[start]
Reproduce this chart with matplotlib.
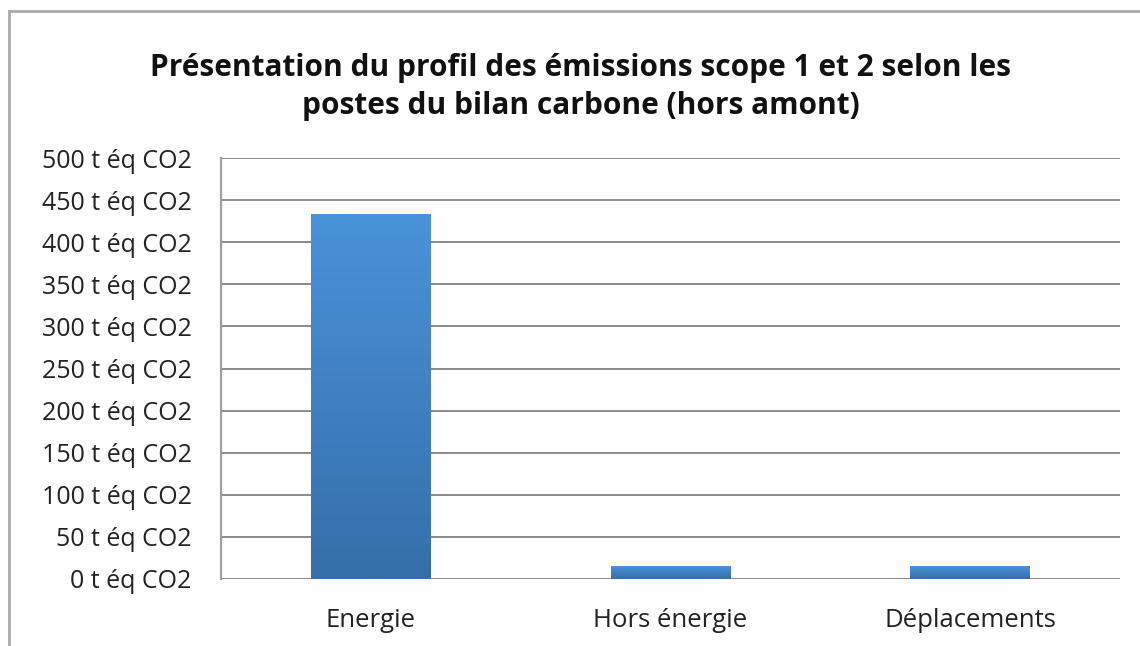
import numpy as np
import matplotlib
matplotlib.use("Agg")
import matplotlib.pyplot as plt
from matplotlib.lines import Line2D
from matplotlib.colors import LinearSegmentedColormap

categories = ["Energie", "Hors énergie", "Déplacements"]
values = [433, 15, 15]
yticks = [0, 50, 100, 150, 200, 250, 300, 350, 400, 450, 500]
ytick_labels = [f"{v} t éq CO2" for v in yticks]
title = ("Présentation du profil des émissions scope 1 et 2 selon les\n"
         "postes du bilan carbone (hors amont)")

plt.rcParams["font.family"] = ["Open Sans", "DejaVu Sans"]

W, H = 1140, 646
fig = plt.figure(figsize=(W / 100, H / 100), dpi=100)
ax = fig.add_axes([221 / W, 1 - 579 / H, 899 / W, (579 - 158) / H])

x = np.arange(len(categories))
bars = ax.bar(x, values, width=0.4, color="none", zorder=3)
ax.set_xlim(-0.5, len(categories) - 0.5)
ax.set_ylim(0, 500)

# vertical blue gradient inside each bar (darker at the base)
cmap = LinearSegmentedColormap.from_list("g", ["#356fa9", "#4a92da"])
grad = np.linspace(0, 1, 256).reshape(-1, 1)
for b in bars:
    im = ax.imshow(grad, cmap=cmap, origin="lower", aspect="auto",
                   extent=[b.get_x(), b.get_x() + b.get_width(), 0, b.get_height()],
                   zorder=3)
    im.set_clip_path(b)

ax.set_yticks(yticks)
ax.set_yticklabels(ytick_labels, fontsize=18, color="#222222")
ax.set_xticks(x)
ax.set_xticklabels(categories, fontsize=18.5, color="#222222")
ax.tick_params(axis="y", length=0, pad=21)
ax.tick_params(axis="x", length=0, pad=21)
ax.grid(axis="y", color="#8a8a8a", linewidth=1.4)
ax.set_axisbelow(True)
for sp in ("top", "right", "bottom"):
    ax.spines[sp].set_visible(False)
ax.spines["left"].set_color("#a0a0a0")
ax.spines["left"].set_linewidth(1.6)

fig.text(581 / W, 1 - 87 / H, title, ha="center", va="center",
         fontsize=21.5, fontweight="bold", color="#111111", linespacing=1.35)

# outer chart frame (left and top edges visible)
fig.add_artist(Line2D([9 / W, 9 / W], [0, 1 - 11 / H], color="#aaaaaa", lw=2))
fig.add_artist(Line2D([9 / W, 1], [1 - 11 / H, 1 - 11 / H], color="#aaaaaa", lw=2))

fig.savefig("out.png", dpi=100)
[end]
**Short exercise**
Repeat the material above in full and unchanged, minus its images.

**Result below**
Reproduce this chart with matplotlib.
import numpy as np
import matplotlib
matplotlib.use("Agg")
import matplotlib.pyplot as plt
from matplotlib.lines import Line2D
from matplotlib.colors import LinearSegmentedColormap

categories = ["Energie", "Hors énergie", "Déplacements"]
values = [433, 15, 15]
yticks = [0, 50, 100, 150, 200, 250, 300, 350, 400, 450, 500]
ytick_labels = [f"{v} t éq CO2" for v in yticks]
title = ("Présentation du profil des émissions scope 1 et 2 selon les\n"
         "postes du bilan carbone (hors amont)")

plt.rcParams["font.family"] = ["Open Sans", "DejaVu Sans"]

W, H = 1140, 646
fig = plt.figure(figsize=(W / 100, H / 100), dpi=100)
ax = fig.add_axes([221 / W, 1 - 579 / H, 899 / W, (579 - 158) / H])

x = np.arange(len(categories))
bars = ax.bar(x, values, width=0.4, color="none", zorder=3)
ax.set_xlim(-0.5, len(categories) - 0.5)
ax.set_ylim(0, 500)

# vertical blue gradient inside each bar (darker at the base)
cmap = LinearSegmentedColormap.from_list("g", ["#356fa9", "#4a92da"])
grad = np.linspace(0, 1, 256).reshape(-1, 1)
for b in bars:
    im = ax.imshow(grad, cmap=cmap, origin="lower", aspect="auto",
                   extent=[b.get_x(), b.get_x() + b.get_width(), 0, b.get_height()],
                   zorder=3)
    im.set_clip_path(b)

ax.set_yticks(yticks)
ax.set_yticklabels(ytick_labels, fontsize=18, color="#222222")
ax.set_xticks(x)
ax.set_xticklabels(categories, fontsize=18.5, color="#222222")
ax.tick_params(axis="y", length=0, pad=21)
ax.tick_params(axis="x", length=0, pad=21)
ax.grid(axis="y", color="#8a8a8a", linewidth=1.4)
ax.set_axisbelow(True)
for sp in ("top", "right", "bottom"):
    ax.spines[sp].set_visible(False)
ax.spines["left"].set_color("#a0a0a0")
ax.spines["left"].set_linewidth(1.6)

fig.text(581 / W, 1 - 87 / H, title, ha="center", va="center",
         fontsize=21.5, fontweight="bold", color="#111111", linespacing=1.35)

# outer chart frame (left and top edges visible)
fig.add_artist(Line2D([9 / W, 9 / W], [0, 1 - 11 / H], color="#aaaaaa", lw=2))
fig.add_artist(Line2D([9 / W, 1], [1 - 11 / H, 1 - 11 / H], color="#aaaaaa", lw=2))

fig.savefig("out.png", dpi=100)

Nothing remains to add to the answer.